Freak Genes from Manchester et Power Station, leur quatrième album. Une musique en mutation constante, abandonnant le punk lo-fi des débuts (Playtime en 2017) pour quelque chose de beaucoup plus post et beaucoup plus synthétique. D’ailleurs, à l’écoute de ce nouvel album, on pourrait presque se demander s’il s’agit encore du même groupe. Alors oui, le duo reste inchangé – Charlie Murphy (Red Cords, Holiday Ghosts entre autres) et Andrew Anderson (Proto Idiot, The Hipshakes entre autres) – et finalement, en s’enquillant les quatre disques d’affilée, on voit bien toute la logique du cheminement. Impossible pour Freak Genes de répéter le même album puisqu’à chaque fois, le duo donne l’impression d’avoir fait le tour de la question. Un second Playtime (Freak Genes expérimente A Different Kind Of Tension en version garage lo-fi) n’aurait fatalement été qu’une photocopie, idem pour Qwak Qwak (Freak Genes découvre les synthétiseurs et les boîtes à rythmes mais conserve ses amours punk) et III (Freak Genes s’intéresse aussi à la new wave).

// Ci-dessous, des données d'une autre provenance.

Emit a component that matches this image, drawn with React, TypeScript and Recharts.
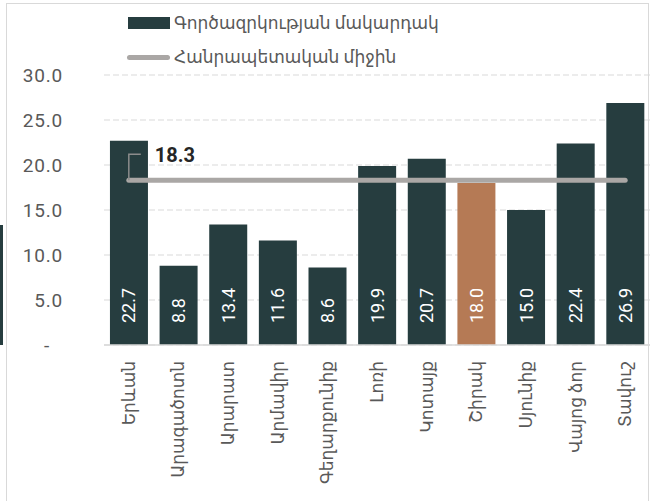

Le corolaire étant qu’au final, on peut se demander si Freak Genes possède une réelle identité puisqu’il s’auto-condamne à systématiquement aller voir ailleurs. Alors oui aussi, les mues successives ont beau être perceptibles, il n’en reste pas moins qu’on identifie aisément une patte : dans les mélodies tordues, dans l’immédiateté, l’urgence et la grande bizarrerie inondée d’idées noires. Finalement, depuis 2017, le groupe manipule un genre de cambouis qui renferme pas mal d’amertume. C’est poisseux et ça colle aux doigts, ça s’insinue sous les ongles et dans les jointures et des litres et des litres de gel hydroalcoolique n’en viendront jamais à bout.
Au début, l’urgence parvenait encore à dissimuler ce côté ombrageux mais les claviers d’aujourd’hui, même s’ils essaient d’être guillerets, sonnent invariablement tristes. Idem du côté des guitares ténues ou du tatapoum souffreteux, c’est souvent attiré par le parterre et comme l’ensemble « was recorded in bedrooms and borrowed spaces from 2018 to 2020« , le son volontiers approximatif en exacerbe le spleen.
Pour le reste, Freak Genes garde intacte sa grande étrangeté, ses fulgurances mélodiques et Power Station arbore des airs de classique déglingué. Dès l’introductif Followed It Down, le ton est donné : post-punk et claviers partout, mélodie irrésistible et son dégueulasse. Hop, embrigadement immédiat des neurones. La suite est du même acabit et louvoie entre morceaux nerveux (Something Else, l’éponyme ou encore Chat plus loin), crève-cœurs étranges et très synthétiques (le merveilleux You’re Taking Me Over, l’halluciné Children’s Song), trucs vaguement funky mais vraiment atomisés (Let’s Get To Work ou Noise Floor) et j’en passe. C’est tout le temps surprenant, occasionnellement navrant mais systématiquement prenant.
Et le tout est magnifié par cette presque non-production parfaite (Mikey Young s’il vous plaît) qui n’arrondit jamais les angles et laisse vivre le moindre accident. On a l’impression d’entendre les micro-processeurs et les ventilateurs bourdonner là, tout à côté de nous, les doigts glisser sur les cordes et les pains dégueuler de partout. Comme si les morceaux étaient en pleine construction, pas complètement achevés alors qu’en fait, si, ils le sont. Il n’y a strictement rien à ajouter, rien à dégrossir non plus. Ils existent ainsi dans leur étrange imperfection. Plus que jamais fidèle au nom qu’il s’est choisi comme totem, le duo exacerbe son goût immodéré pour le bizarre et sculpte un album racé comme l’étaient déjà les trois précédents.
Disque pop-corn torréfié au miel amer, Power Station sonne comme un genre de Devo dépressif sans jamais apparaître comme un exercice de style. Freak Genes n’applique pas une recette mais creuse ses obsessions et les encapsule dans de très bons morceaux de pop tordue.
Cette fois-ci parue chez l’excellentissime Feel It Records (les deux précédents arboraient le logo du tout aussi excellent Drunken Sailor Records et le premier, celui d’Alien Snatch!), jetez-vous sur l’irrésistible pochette qui, une fois n’est pas coutume, dit tout : les gros pixels colorés et les circuits imprimés foutraques de Freak Genes ne pouvaient se détacher que d’un fond noir.